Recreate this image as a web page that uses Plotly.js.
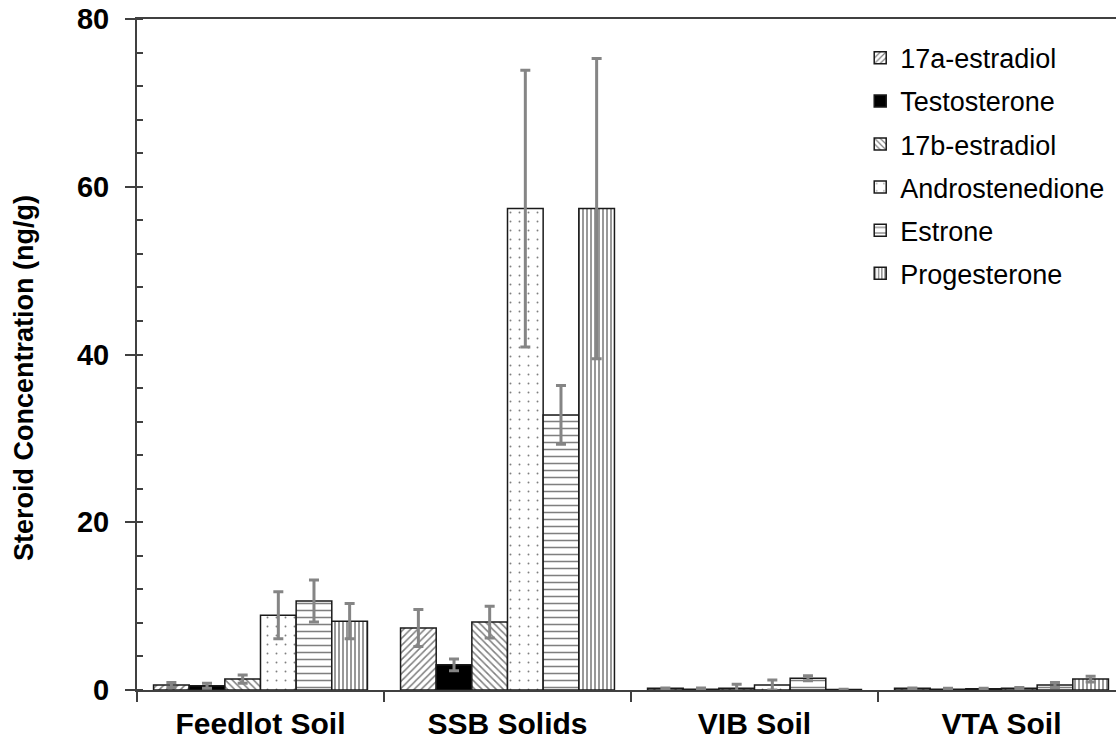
<!DOCTYPE html>
<html>
<head>
<meta charset="utf-8">
<script src="https://cdn.plot.ly/plotly-3.0.1.min.js"></script>
<style>
  html, body { margin: 0; padding: 0; overflow: hidden; background: #fff; }
  #chart { width: 1126px; height: 746px; }
</style>
</head>
<body>
<div id="chart"></div>
<script>
// Sampling sites
const sites = ['Feedlot Soil', 'SSB Solids', 'VIB Soil', 'VTA Soil'];

// Mean steroid concentrations (ng/g) and their error-bar half-widths
const estradiol17a = [0.6, 7.4, 0.2, 0.2];
const estradiol17aErr = [0.3, 2.2, 0.05, 0.05];

const testosterone = [0.5, 3.0, 0.1, 0.1];
const testosteroneErr = [0.3, 0.7, 0.15, 0.1];

const estradiol17b = [1.3, 8.1, 0.2, 0.15];
const estradiol17bErr = [0.5, 1.9, 0.5, 0.05];

const androstenedione = [8.9, 57.4, 0.6, 0.2];
const androstenedioneErr = [2.8, 16.5, 0.6, 0.1];

const estrone = [10.6, 32.8, 1.4, 0.6];
const estroneErr = [2.5, 3.5, 0.3, 0.3];

const progesterone = [8.2, 57.4, 0.05, 1.3];
const progesteroneErr = [2.1, 17.9, 0.05, 0.35];

const yTicks = [0, 20, 40, 60, 80];

const FONT = 'Liberation Sans, Arial, Helvetica, sans-serif';

function barTrace(name, values, errs, pattern, solid) {
  return {
    type: 'bar',
    name: name,
    x: sites,
    y: values,
    legendgroup: name,
    marker: {
      color: solid ? '#000000' : '#ffffff',
      line: { color: '#1a1a1a', width: 1.5 },
      pattern: pattern
    },
    error_y: {
      type: 'data',
      array: errs,
      visible: true,
      color: '#858585',
      thickness: 3,
      width: 5
    }
  };
}

const traces = [
  barTrace('17a-estradiol', estradiol17a, estradiol17aErr,
    { shape: '/', fgcolor: '#000', bgcolor: '#fff', size: 5, solidity: 0.3, fillmode: 'overlay' }),
  barTrace('Testosterone', testosterone, testosteroneErr, { shape: '' }, true),
  barTrace('17b-estradiol', estradiol17b, estradiol17bErr,
    { shape: '\\', fgcolor: '#000', bgcolor: '#fff', size: 5, solidity: 0.3, fillmode: 'overlay' }),
  barTrace('Androstenedione', androstenedione, androstenedioneErr,
    { shape: '.', fgcolor: '#000', bgcolor: '#fff', size: 9, solidity: 0.035, fillmode: 'overlay' }),
  barTrace('Estrone', estrone, estroneErr,
    { shape: '-', fgcolor: '#000', bgcolor: '#fff', size: 7, solidity: 0.22, fillmode: 'overlay' }),
  barTrace('Progesterone', progesterone, progesteroneErr,
    { shape: '|', fgcolor: '#000', bgcolor: '#fff', size: 4, solidity: 0.4, fillmode: 'overlay' })
];

const layout = {
  width: 1126,
  height: 746,
  margin: { l: 137, r: 1, t: 19, b: 56, pad: 0 },
  paper_bgcolor: '#ffffff',
  plot_bgcolor: '#ffffff',
  barmode: 'group',
  bargap: 0.134,
  bargroupgap: 0,
  font: { family: FONT, color: '#000' },
  showlegend: true,
  legend: {
    x: 0.732,
    y: 0.978,
    xanchor: 'left',
    yanchor: 'top',
    traceorder: 'grouped',
    tracegroupgap: 5,
    bgcolor: 'rgba(0,0,0,0)',
    font: { family: FONT, size: 27, color: '#000' }
  },
  xaxis: {
    type: 'category',
    showgrid: false,
    zeroline: false,
    showline: true,
    linecolor: '#404040',
    linewidth: 2,
    mirror: true,
    ticks: 'outside',
    tickson: 'boundaries',
    ticklen: 10,
    tickwidth: 2,
    tickcolor: '#404040',
    ticklabelstandoff: 6,
    tickfont: { family: FONT, size: 30, weight: 'bold', color: '#000' },
    fixedrange: true
  },
  yaxis: {
    range: [0, 80],
    tickvals: yTicks,
    ticktext: yTicks.map(String),
    showgrid: false,
    zeroline: false,
    showline: true,
    linecolor: '#404040',
    linewidth: 2,
    ticks: 'outside',
    ticklen: 10,
    tickwidth: 2,
    tickcolor: '#404040',
    ticklabelstandoff: 10,
    tickfont: { family: FONT, size: 29, weight: 'bold', color: '#000' },
    minor: { ticks: 'inside', dtick: 4, ticklen: 6, tickwidth: 2, tickcolor: '#404040', showgrid: false },
    fixedrange: true
  },
  annotations: [{
    text: 'Steroid Concentration (ng/g)',
    xref: 'paper', yref: 'paper',
    x: -113 / 988, y: 0.465,
    xanchor: 'center', yanchor: 'middle',
    textangle: -90,
    showarrow: false,
    font: { family: FONT, size: 27, weight: 'bold', color: '#000' }
  }]
};

Plotly.newPlot('chart', traces, layout, { displayModeBar: false, staticPlot: true });
</script>
</body>
</html>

####

Written problem — All the material shown above is to be copied exactly, with no pictures carried over.

Solution for this task —
Recreate this image as a web page that uses Plotly.js.
<!DOCTYPE html>
<html>
<head>
<meta charset="utf-8">
<script src="https://cdn.plot.ly/plotly-3.0.1.min.js"></script>
<style>
  html, body { margin: 0; padding: 0; overflow: hidden; background: #fff; }
  #chart { width: 1126px; height: 746px; }
</style>
</head>
<body>
<div id="chart"></div>
<script>
// Sampling sites
const sites = ['Feedlot Soil', 'SSB Solids', 'VIB Soil', 'VTA Soil'];

// Mean steroid concentrations (ng/g) and their error-bar half-widths
const estradiol17a = [0.6, 7.4, 0.2, 0.2];
const estradiol17aErr = [0.3, 2.2, 0.05, 0.05];

const testosterone = [0.5, 3.0, 0.1, 0.1];
const testosteroneErr = [0.3, 0.7, 0.15, 0.1];

const estradiol17b = [1.3, 8.1, 0.2, 0.15];
const estradiol17bErr = [0.5, 1.9, 0.5, 0.05];

const androstenedione = [8.9, 57.4, 0.6, 0.2];
const androstenedioneErr = [2.8, 16.5, 0.6, 0.1];

const estrone = [10.6, 32.8, 1.4, 0.6];
const estroneErr = [2.5, 3.5, 0.3, 0.3];

const progesterone = [8.2, 57.4, 0.05, 1.3];
const progesteroneErr = [2.1, 17.9, 0.05, 0.35];

const yTicks = [0, 20, 40, 60, 80];

const FONT = 'Liberation Sans, Arial, Helvetica, sans-serif';

function barTrace(name, values, errs, pattern, solid) {
  return {
    type: 'bar',
    name: name,
    x: sites,
    y: values,
    legendgroup: name,
    marker: {
      color: solid ? '#000000' : '#ffffff',
      line: { color: '#1a1a1a', width: 1.5 },
      pattern: pattern
    },
    error_y: {
      type: 'data',
      array: errs,
      visible: true,
      color: '#858585',
      thickness: 3,
      width: 5
    }
  };
}

const traces = [
  barTrace('17a-estradiol', estradiol17a, estradiol17aErr,
    { shape: '/', fgcolor: '#000', bgcolor: '#fff', size: 5, solidity: 0.3, fillmode: 'overlay' }),
  barTrace('Testosterone', testosterone, testosteroneErr, { shape: '' }, true),
  barTrace('17b-estradiol', estradiol17b, estradiol17bErr,
    { shape: '\\', fgcolor: '#000', bgcolor: '#fff', size: 5, solidity: 0.3, fillmode: 'overlay' }),
  barTrace('Androstenedione', androstenedione, androstenedioneErr,
    { shape: '.', fgcolor: '#000', bgcolor: '#fff', size: 9, solidity: 0.035, fillmode: 'overlay' }),
  barTrace('Estrone', estrone, estroneErr,
    { shape: '-', fgcolor: '#000', bgcolor: '#fff', size: 7, solidity: 0.22, fillmode: 'overlay' }),
  barTrace('Progesterone', progesterone, progesteroneErr,
    { shape: '|', fgcolor: '#000', bgcolor: '#fff', size: 4, solidity: 0.4, fillmode: 'overlay' })
];

const layout = {
  width: 1126,
  height: 746,
  margin: { l: 137, r: 1, t: 19, b: 56, pad: 0 },
  paper_bgcolor: '#ffffff',
  plot_bgcolor: '#ffffff',
  barmode: 'group',
  bargap: 0.134,
  bargroupgap: 0,
  font: { family: FONT, color: '#000' },
  showlegend: true,
  legend: {
    x: 0.732,
    y: 0.978,
    xanchor: 'left',
    yanchor: 'top',
    traceorder: 'grouped',
    tracegroupgap: 5,
    bgcolor: 'rgba(0,0,0,0)',
    font: { family: FONT, size: 27, color: '#000' }
  },
  xaxis: {
    type: 'category',
    showgrid: false,
    zeroline: false,
    showline: true,
    linecolor: '#404040',
    linewidth: 2,
    mirror: true,
    ticks: 'outside',
    tickson: 'boundaries',
    ticklen: 10,
    tickwidth: 2,
    tickcolor: '#404040',
    ticklabelstandoff: 6,
    tickfont: { family: FONT, size: 30, weight: 'bold', color: '#000' },
    fixedrange: true
  },
  yaxis: {
    range: [0, 80],
    tickvals: yTicks,
    ticktext: yTicks.map(String),
    showgrid: false,
    zeroline: false,
    showline: true,
    linecolor: '#404040',
    linewidth: 2,
    ticks: 'outside',
    ticklen: 10,
    tickwidth: 2,
    tickcolor: '#404040',
    ticklabelstandoff: 10,
    tickfont: { family: FONT, size: 29, weight: 'bold', color: '#000' },
    minor: { ticks: 'inside', dtick: 4, ticklen: 6, tickwidth: 2, tickcolor: '#404040', showgrid: false },
    fixedrange: true
  },
  annotations: [{
    text: 'Steroid Concentration (ng/g)',
    xref: 'paper', yref: 'paper',
    x: -113 / 988, y: 0.465,
    xanchor: 'center', yanchor: 'middle',
    textangle: -90,
    showarrow: false,
    font: { family: FONT, size: 27, weight: 'bold', color: '#000' }
  }]
};

Plotly.newPlot('chart', traces, layout, { displayModeBar: false, staticPlot: true });
</script>
</body>
</html>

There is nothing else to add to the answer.